Les distributeurs répondent à l'évolution de la consommation. Les consommateurs sont au centre de leurs stratégies. Ils sont multiples et parfois paradoxaux. Ils veulent plus de proximité, des produits plus sains. Ils sont attentifs à la responsabilité environnementale et sociale. En même temps, les clients réclament plus de rapidité et plus de services. A cela s'ajoute la transformation provoquée par le digital, l'automatisation, l'intelligence artificielle.

Sur tous ces points, les enseignes ont lancé des plans d'envergure. Les distributeurs français sont en avance sur beaucoup de leurs concurrents étrangers. Ils se réinventent, avec des magasins plus petits, le développement de l'omnicanal, la livraison, la suppression des substances nocives, la réduction des emballages, la fin du plastique, la diminution des émissions de carbone. Les professionnels passent d'une politique de l'offre à une politique de la demande, du libre-service au service. Il faut encourager l'éclosion de ce nouveau modèle français de commerce plus responsable. Et le reconnaître. C'est cela qui différenciera nos commerçants des grandes plateformes internationales.
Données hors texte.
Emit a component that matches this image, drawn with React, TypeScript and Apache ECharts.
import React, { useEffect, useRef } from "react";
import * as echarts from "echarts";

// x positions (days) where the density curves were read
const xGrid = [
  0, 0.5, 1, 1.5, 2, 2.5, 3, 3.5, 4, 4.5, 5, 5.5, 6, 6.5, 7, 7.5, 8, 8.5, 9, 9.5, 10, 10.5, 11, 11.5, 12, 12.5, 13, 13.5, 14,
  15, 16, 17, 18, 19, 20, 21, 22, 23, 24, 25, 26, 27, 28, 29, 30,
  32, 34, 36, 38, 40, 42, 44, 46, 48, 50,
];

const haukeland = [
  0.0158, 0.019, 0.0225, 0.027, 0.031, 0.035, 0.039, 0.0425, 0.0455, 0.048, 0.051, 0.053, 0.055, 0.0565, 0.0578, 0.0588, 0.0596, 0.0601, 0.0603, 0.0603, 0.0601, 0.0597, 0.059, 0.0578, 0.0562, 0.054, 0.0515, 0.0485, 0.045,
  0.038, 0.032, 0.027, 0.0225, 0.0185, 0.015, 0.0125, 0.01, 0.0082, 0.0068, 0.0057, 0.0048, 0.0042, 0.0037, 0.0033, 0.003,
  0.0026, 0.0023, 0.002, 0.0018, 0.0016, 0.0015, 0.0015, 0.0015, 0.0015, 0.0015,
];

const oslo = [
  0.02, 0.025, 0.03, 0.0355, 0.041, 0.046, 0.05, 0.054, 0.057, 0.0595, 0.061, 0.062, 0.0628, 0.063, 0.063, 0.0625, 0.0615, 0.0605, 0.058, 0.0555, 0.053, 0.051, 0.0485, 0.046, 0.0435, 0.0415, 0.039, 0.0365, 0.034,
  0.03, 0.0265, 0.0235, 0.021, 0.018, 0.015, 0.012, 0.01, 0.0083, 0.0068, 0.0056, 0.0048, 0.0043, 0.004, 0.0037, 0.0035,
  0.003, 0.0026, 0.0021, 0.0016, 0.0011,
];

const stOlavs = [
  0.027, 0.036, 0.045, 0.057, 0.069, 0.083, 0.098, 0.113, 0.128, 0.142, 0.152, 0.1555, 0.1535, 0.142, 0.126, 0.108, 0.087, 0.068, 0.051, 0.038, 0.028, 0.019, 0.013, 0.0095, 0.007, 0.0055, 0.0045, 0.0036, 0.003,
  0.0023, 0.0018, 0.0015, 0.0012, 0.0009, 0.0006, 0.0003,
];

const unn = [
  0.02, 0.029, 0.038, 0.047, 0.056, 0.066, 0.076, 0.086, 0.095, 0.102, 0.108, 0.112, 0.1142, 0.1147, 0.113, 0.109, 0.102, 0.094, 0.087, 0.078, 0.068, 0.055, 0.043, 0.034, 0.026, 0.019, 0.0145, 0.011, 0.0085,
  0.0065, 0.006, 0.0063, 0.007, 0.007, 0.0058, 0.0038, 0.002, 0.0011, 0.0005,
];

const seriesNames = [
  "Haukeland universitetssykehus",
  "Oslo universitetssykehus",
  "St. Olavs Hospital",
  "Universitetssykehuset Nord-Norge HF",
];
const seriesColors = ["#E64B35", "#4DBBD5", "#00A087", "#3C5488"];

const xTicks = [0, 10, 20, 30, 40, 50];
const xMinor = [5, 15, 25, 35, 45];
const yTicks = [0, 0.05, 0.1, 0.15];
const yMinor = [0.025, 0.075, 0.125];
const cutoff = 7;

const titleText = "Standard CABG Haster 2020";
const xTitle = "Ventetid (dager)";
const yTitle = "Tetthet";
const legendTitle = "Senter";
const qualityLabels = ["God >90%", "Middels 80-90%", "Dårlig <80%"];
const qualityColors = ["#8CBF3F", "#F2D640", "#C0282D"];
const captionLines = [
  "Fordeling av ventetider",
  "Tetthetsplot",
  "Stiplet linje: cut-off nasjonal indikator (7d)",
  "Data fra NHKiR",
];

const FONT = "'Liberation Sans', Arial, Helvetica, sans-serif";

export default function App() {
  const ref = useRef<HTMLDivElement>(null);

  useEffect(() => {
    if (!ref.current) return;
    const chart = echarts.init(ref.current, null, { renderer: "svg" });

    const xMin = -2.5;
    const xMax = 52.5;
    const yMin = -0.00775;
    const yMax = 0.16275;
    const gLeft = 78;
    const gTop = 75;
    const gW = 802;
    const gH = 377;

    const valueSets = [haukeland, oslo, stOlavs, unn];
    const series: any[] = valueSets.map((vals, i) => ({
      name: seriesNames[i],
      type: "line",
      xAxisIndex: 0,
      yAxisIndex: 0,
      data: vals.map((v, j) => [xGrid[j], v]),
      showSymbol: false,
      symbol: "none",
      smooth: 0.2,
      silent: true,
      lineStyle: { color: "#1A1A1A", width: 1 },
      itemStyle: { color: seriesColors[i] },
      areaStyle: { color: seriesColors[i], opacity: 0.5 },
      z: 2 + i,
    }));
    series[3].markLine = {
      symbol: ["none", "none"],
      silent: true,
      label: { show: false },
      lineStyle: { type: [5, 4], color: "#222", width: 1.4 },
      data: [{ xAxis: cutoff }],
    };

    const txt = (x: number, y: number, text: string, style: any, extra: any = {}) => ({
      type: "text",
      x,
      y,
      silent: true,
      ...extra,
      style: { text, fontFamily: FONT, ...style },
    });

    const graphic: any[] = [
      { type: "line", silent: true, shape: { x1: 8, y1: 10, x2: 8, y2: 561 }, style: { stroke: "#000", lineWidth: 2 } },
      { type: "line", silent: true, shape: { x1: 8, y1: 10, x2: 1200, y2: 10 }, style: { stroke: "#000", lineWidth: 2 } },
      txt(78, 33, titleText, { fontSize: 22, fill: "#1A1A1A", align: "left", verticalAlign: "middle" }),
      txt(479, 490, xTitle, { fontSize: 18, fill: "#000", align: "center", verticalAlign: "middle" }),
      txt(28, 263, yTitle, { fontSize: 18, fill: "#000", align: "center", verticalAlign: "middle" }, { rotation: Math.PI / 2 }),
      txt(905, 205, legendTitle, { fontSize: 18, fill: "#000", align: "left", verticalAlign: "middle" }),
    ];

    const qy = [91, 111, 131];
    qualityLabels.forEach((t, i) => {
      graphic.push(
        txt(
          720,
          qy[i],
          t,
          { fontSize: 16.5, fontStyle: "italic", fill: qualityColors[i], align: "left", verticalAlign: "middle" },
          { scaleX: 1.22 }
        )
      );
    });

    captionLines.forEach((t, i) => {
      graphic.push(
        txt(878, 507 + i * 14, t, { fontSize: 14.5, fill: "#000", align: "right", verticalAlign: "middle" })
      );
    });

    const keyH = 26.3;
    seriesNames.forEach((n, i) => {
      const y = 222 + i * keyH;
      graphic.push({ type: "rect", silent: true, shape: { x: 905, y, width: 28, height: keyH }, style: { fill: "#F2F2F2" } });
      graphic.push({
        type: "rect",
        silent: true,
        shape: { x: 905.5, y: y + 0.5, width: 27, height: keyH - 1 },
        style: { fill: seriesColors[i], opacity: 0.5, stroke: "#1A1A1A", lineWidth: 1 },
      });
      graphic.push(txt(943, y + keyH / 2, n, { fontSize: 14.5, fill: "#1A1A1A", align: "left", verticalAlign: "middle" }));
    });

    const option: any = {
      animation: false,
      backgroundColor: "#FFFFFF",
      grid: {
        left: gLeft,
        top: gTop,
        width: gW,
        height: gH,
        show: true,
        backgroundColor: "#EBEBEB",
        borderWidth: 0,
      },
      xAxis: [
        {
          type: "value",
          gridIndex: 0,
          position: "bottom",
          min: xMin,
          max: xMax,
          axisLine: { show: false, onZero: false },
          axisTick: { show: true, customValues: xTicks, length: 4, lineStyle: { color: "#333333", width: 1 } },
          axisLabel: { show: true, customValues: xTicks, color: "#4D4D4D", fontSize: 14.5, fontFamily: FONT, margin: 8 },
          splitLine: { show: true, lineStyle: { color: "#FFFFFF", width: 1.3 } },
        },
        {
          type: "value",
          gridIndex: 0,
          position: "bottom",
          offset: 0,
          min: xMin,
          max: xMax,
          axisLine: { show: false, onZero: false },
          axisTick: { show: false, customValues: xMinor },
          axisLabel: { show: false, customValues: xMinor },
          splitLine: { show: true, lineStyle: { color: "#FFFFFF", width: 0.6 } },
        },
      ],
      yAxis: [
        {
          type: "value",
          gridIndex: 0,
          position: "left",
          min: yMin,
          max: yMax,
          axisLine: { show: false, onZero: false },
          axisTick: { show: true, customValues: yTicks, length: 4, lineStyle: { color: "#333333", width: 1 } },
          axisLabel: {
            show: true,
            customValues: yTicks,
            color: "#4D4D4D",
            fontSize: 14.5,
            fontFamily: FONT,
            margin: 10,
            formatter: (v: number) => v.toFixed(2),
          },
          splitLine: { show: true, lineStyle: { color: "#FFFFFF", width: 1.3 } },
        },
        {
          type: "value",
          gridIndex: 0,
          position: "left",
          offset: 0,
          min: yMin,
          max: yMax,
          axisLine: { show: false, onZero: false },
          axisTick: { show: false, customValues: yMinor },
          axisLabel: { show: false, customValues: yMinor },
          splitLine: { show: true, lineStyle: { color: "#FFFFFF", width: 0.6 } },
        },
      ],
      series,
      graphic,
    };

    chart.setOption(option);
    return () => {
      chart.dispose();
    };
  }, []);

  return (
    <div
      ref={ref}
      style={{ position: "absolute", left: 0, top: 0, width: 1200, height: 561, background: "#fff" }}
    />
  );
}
Que demandez-vous au gouvernement précisément ?

Nous souhaitons un pacte pour le commerce à l'instar du pacte productif pour l'industrie, avec un traitement interministériel. Nous demandons l'aboutissement du contrat stratégique de filière qui est en préparation depuis dix-huit mois à Bercy. Cela n'avance pas. Nous avons le sentiment que le commerce n'intéresse pas le gouvernement sauf pour nous faire payer des taxes et intervenir lors des négociations commerciales. Précisément, nous réclamons l'équité fiscale avec les grands sites Internet marchands.
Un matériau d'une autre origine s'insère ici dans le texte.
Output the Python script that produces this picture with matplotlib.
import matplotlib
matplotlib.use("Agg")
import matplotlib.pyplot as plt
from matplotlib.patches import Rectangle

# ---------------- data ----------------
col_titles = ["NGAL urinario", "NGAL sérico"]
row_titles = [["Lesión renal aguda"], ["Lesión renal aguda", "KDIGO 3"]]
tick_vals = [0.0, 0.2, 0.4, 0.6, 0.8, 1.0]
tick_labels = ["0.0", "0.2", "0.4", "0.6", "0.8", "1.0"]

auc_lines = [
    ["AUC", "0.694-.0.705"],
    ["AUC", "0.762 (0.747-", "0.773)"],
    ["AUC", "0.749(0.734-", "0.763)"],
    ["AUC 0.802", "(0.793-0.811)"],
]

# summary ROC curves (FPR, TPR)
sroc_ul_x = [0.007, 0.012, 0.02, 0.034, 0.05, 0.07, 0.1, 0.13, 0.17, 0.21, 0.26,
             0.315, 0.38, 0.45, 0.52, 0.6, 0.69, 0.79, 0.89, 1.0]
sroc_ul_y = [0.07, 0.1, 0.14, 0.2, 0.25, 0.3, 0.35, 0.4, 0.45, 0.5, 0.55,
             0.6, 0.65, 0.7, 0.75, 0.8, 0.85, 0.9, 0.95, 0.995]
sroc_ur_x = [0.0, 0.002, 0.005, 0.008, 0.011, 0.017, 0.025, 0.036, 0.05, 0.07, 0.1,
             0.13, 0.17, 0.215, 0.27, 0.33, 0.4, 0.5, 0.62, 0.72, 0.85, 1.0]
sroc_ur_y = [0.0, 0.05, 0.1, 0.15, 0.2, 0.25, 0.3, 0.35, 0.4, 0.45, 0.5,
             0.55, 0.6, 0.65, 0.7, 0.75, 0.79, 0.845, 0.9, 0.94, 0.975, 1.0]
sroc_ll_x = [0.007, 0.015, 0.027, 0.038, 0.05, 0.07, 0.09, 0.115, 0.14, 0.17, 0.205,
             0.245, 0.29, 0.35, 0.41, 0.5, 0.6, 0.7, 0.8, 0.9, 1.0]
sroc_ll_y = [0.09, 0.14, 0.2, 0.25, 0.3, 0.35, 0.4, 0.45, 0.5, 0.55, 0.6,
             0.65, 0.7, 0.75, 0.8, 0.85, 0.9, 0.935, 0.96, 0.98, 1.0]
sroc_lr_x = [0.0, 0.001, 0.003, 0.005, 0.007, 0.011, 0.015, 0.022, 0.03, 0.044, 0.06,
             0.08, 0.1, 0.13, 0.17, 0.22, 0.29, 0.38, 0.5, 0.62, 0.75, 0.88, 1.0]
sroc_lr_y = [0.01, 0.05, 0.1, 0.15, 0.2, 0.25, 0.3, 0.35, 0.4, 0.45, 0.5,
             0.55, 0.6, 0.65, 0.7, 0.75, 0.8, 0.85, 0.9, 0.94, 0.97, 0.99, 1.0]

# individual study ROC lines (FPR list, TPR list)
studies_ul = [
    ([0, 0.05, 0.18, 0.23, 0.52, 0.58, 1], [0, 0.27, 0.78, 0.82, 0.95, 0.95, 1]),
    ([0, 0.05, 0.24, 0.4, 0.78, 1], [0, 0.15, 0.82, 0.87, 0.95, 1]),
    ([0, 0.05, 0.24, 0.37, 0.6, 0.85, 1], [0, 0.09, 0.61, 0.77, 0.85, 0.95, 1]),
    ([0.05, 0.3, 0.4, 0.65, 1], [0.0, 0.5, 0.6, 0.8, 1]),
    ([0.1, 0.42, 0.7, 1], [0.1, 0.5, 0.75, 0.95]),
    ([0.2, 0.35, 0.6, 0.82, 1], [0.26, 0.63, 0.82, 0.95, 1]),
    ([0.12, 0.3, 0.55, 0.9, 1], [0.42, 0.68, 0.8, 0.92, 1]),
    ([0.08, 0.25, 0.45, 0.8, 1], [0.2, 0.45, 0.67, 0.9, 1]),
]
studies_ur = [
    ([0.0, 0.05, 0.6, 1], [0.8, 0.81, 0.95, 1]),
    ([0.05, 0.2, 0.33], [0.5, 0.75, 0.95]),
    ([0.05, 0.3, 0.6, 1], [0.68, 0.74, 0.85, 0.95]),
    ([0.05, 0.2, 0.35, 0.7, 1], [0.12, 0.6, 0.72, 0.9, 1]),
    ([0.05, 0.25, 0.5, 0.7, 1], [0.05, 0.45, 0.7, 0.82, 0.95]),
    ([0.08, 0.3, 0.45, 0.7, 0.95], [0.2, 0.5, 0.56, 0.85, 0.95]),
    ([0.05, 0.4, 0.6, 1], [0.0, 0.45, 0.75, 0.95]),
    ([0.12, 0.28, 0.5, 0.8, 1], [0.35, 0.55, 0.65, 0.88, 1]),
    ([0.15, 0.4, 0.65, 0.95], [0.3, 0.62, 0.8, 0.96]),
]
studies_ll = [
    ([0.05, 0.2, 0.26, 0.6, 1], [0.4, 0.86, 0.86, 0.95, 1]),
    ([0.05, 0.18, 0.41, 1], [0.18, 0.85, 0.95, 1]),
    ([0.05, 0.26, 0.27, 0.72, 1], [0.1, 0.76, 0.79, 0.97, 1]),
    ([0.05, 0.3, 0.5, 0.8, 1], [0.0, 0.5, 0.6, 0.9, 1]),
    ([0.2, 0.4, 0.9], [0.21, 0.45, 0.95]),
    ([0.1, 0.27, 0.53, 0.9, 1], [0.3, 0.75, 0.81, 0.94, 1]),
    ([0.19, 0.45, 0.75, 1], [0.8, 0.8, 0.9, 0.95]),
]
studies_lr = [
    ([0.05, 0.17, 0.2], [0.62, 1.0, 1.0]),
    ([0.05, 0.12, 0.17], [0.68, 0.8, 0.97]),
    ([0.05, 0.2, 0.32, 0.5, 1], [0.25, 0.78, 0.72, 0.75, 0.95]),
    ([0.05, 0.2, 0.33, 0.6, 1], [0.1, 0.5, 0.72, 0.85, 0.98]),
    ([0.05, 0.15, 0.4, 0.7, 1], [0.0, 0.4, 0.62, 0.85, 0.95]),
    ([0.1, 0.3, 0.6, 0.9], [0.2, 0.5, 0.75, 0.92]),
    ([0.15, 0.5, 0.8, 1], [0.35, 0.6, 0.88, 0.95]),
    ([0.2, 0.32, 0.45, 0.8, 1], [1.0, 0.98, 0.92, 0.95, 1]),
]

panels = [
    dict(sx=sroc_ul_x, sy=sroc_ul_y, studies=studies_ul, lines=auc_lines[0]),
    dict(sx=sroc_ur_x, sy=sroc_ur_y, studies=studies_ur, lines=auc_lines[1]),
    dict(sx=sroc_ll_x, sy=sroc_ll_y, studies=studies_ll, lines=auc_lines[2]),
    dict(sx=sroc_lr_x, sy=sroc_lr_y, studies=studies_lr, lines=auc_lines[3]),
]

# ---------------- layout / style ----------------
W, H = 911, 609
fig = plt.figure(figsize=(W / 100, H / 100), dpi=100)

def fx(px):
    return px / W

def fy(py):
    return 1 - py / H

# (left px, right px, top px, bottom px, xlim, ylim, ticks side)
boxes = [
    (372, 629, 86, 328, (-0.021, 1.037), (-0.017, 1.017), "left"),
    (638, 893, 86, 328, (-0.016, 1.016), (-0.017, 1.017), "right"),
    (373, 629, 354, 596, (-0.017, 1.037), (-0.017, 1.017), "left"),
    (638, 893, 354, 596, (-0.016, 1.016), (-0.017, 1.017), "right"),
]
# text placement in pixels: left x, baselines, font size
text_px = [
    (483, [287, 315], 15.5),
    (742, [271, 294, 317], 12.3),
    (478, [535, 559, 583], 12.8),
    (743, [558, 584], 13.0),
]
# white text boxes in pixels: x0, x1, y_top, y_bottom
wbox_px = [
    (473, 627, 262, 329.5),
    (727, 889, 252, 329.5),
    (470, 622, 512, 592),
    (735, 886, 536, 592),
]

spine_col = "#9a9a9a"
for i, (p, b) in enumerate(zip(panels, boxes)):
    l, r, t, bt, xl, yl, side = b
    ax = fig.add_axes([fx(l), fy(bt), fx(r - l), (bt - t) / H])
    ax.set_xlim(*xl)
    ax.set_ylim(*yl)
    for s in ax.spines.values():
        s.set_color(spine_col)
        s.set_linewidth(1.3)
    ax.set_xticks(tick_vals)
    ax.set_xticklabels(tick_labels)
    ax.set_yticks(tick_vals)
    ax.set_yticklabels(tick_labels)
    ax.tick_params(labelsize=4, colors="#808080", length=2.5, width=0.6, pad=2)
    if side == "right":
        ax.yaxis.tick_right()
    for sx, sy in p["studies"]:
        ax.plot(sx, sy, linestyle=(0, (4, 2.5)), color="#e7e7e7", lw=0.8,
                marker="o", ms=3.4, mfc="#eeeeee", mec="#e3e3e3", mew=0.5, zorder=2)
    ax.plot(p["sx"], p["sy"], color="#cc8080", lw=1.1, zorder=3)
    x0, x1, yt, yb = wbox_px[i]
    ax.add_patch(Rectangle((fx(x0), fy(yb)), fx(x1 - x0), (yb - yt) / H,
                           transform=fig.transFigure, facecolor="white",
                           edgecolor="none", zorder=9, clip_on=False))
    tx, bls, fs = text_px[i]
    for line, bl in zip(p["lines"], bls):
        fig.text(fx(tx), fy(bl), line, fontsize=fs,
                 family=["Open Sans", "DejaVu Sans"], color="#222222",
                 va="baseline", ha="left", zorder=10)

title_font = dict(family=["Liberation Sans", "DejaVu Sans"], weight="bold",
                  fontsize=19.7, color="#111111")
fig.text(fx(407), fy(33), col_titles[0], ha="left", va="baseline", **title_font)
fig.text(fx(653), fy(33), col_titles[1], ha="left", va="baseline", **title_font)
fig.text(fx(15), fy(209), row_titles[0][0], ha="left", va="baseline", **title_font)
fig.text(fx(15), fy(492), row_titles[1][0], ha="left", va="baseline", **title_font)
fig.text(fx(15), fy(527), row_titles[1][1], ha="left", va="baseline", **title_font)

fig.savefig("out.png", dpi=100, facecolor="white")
Aujourd'hui les magasins supportent une fiscalité confiscatoire avec des impôts sur la production (C3S, TASCOM, CVAE, impôts fonciers) qui peuvent représenter jusqu'à 10 % de la valeur ajoutée. Nous proposons de les plafonner à 5 %, pour rétablir l'équilibre avec les plates-formes qui ne supportent qu'une infime partie de ces charges. Nous souhaitons aussi l'établissement de règles communes pour l'ensemble de l'Europe. Un exemple : la CNIL interdit à un site marchand établi en France de conserver, hors abonnement, les coordonnées bancaires d'un client. Son homologue du Luxembourg l'autorise. Ainsi Amazon peut proposer des services que, par exemple, la Fnac ou Cdiscount ne peuvent offrir. Idem pour les négociations commerciales qui sont très lourdement encadrées dans l'Hexagone et pas ailleurs ce qui permet à de nouveaux concurrents comme Normal d'acheter moins cher en dehors de nos frontières.
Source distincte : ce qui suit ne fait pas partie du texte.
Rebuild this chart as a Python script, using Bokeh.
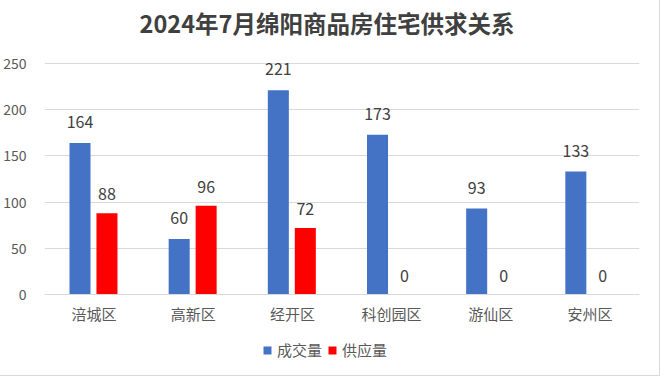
from bokeh.plotting import figure
from bokeh.models import ColumnDataSource, FactorRange, Legend, LegendItem, FixedTicker, Range1d
from bokeh.transform import dodge
from bokeh.core.properties import value
from bokeh.embed import file_html
from bokeh.resources import INLINE

categories = ["涪城区", "高新区", "经开区", "科创园区", "游仙区", "安州区"]
deals = [164, 60, 221, 173, 93, 133]
supply = [88, 96, 72, 0, 0, 0]
series_names = ["成交量", "供应量"]
title_text = "2024年7月绵阳商品房住宅供求关系"
y_ticks = [0, 50, 100, 150, 200, 250]

FONT = "Noto Sans CJK SC"
BLUE = "#4472C4"
RED = "#FF0000"

src = ColumnDataSource(dict(cat=categories, deals=deals, supply=supply,
                            deals_s=[str(v) for v in deals],
                            supply_s=[str(v) for v in supply]))

# layout in pixels: value axis 0..250 spans 231 px; frame extends 59 px above
# (title area) and 74 px below (axis labels and legend)
PX_PER_UNIT = 231 / 250
y_top = y_ticks[-1] + 59 / PX_PER_UNIT
y_bottom = -74 / PX_PER_UNIT
title_y = y_ticks[-1] + 41 / PX_PER_UNIT

p = figure(x_range=FactorRange(*categories, range_padding=0), y_range=Range1d(y_bottom, y_top),
           frame_width=595, frame_height=364, output_backend="svg", toolbar_location=None,
           min_border_left=44, min_border_right=18, min_border_top=4, min_border_bottom=5,
           stylesheets=[":host { outline: 1px solid #d9d9d9; outline-offset: 2px; }"])

r1 = p.vbar(x=dodge("cat", -0.142, range=p.x_range), top="deals", width=0.212, source=src,
            color=BLUE, line_color=None)
r2 = p.vbar(x=dodge("cat", 0.130, range=p.x_range), top="supply", width=0.212, source=src,
            color=RED, line_color=None)

p.text(x=dodge("cat", -0.142, range=p.x_range), y="deals", text="deals_s", source=src,
       text_align="center", text_baseline="middle", y_offset=-21,
       text_font=value(FONT), text_font_size="16px", text_color="#404040")
p.text(x=dodge("cat", 0.130, range=p.x_range), y="supply", text="supply_s", source=src,
       text_align="center", text_baseline="middle", y_offset=-19,
       text_font=value(FONT), text_font_size="16px", text_color="#404040")

# chart title, centred on the chart box
p.text(x=[len(categories) / 2], y=[title_y], text=[title_text], x_offset=-15,
       text_align="center", text_baseline="middle",
       text_font=value(FONT), text_font_size="23.5px", text_font_style="bold",
       text_color="#404040")

p.outline_line_color = None
p.background_fill_color = "white"
p.border_fill_color = "white"

p.xgrid.grid_line_color = None
p.ygrid.grid_line_color = "#d9d9d9"
p.ygrid.ticker = FixedTicker(ticks=y_ticks)
p.yaxis.ticker = FixedTicker(ticks=y_ticks)
p.yaxis.axis_line_color = None
p.yaxis.major_tick_line_color = None
p.yaxis.minor_tick_line_color = None
p.yaxis.major_label_text_font = FONT
p.yaxis.major_label_text_font_size = "14px"
p.yaxis.major_label_text_color = "#595959"
p.yaxis.major_label_standoff = 12

p.xaxis.fixed_location = 0
p.xaxis.axis_line_color = "#d9d9d9"
p.xaxis.major_tick_line_color = None
p.xaxis.minor_tick_line_color = None
p.xaxis.major_label_text_font = FONT
p.xaxis.major_label_text_font_size = "15px"
p.xaxis.major_label_text_color = "#595959"
p.xaxis.major_label_standoff = 2

legend = Legend(items=[LegendItem(label=series_names[0], renderers=[r1]),
                       LegendItem(label=series_names[1], renderers=[r2])],
                orientation="horizontal", location=(218, 8),
                label_text_font=FONT, label_text_font_size="15px", label_text_color="#595959",
                glyph_width=10, glyph_height=10, label_standoff=5, spacing=5,
                border_line_color=None, background_fill_alpha=0, padding=0, margin=0)
p.add_layout(legend, "center")

open("out.html", "w").write(file_html(p, INLINE))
Ne croyez-vous pas que vos demandes ont peu de chances d'aboutir alors que le gouvernement cherche de l'argent pour boucler son budget ?

C'est une question de volonté. On a bien trouvé 17 milliards pour mettre un terme à la crise des « gilets jaunes ». Le commerce physique a un grand avenir devant lui. On n'imagine pas les villes sans commerce. Il faut aider à la pérennité du nouveau modèle responsable qui se met en place.